Cross-Architecture Replication: The phenomenon was replicated across three independent model families (Anthropic, OpenAI, Google) with different architectures and training data, suggesting this is a structural property of current VLM designs rather than an idiosyncrasy of a single system.
Characterization of Failure Modes: The study categorizes specific failure modes (under-counting, over-counting, template hallucination) and links them to the capacity limits of the text-recognition pathway versus the visual-feature pathway.
Ablation of Text-Visual Interactions: The "Text-in-Squares" experiment reveals that text-visual interactions are model-specific; adding text can help some models (Claude, Gemini) but actively harm others (ChatGPT).

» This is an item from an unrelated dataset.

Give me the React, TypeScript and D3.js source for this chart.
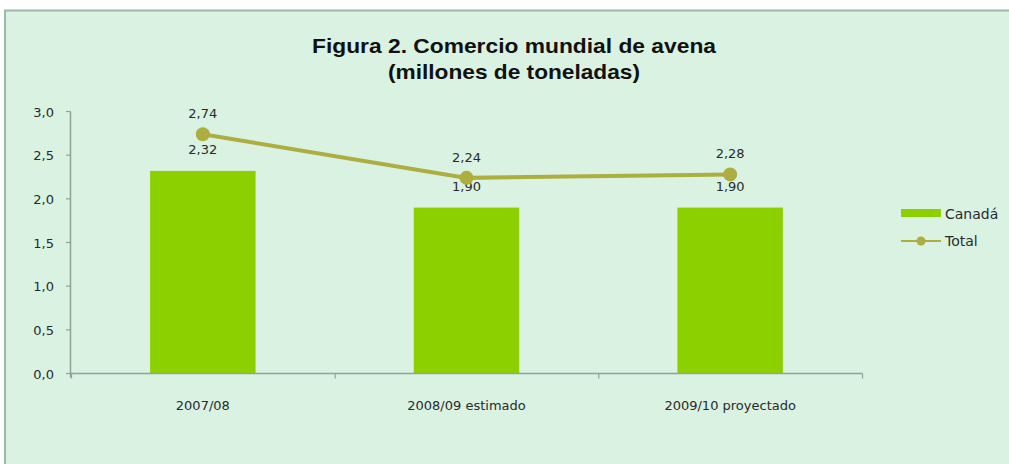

5. Significance and Implications

Re-evaluating Benchmarks: Current benchmarks relying on text-heavy inputs may substantially overestimate a VLM's true spatial reasoning capabilities. Applications requiring precise localization of non-textual objects (e.g., medical imaging, autonomous driving, scientific visualization) may face severe limitations.
The "Two-Pathway" Hypothesis: The authors propose that VLMs function with two implicit pathways:
1. A Text-Recognition Pathway (high-fidelity, preserves spatial position via token mapping).
2. A Visual-Feature Pathway (lower-fidelity, captures semantic clusters but loses precise coordinate-level data).
Future Directions: The paper suggests that bridging this gap requires either:
- Textual Scaffolding: Embedding text anchors in visual tasks (though this must be validated per model).
- Architectural Changes: Training visual encoders with explicit spatial-coordinate prediction objectives rather than just image-caption matching.
- Discrete Visual Tokens: Introducing learned discrete representations for non-textual visual content to allow the text-recognition pathway to process them.

In conclusion, the paper argues that VLMs "see" squares poorly because they rely on reading them. When the visual element cannot be mapped to a familiar text token, the model's spatial reasoning degrades severely, exposing a critical gap in multimodal understanding.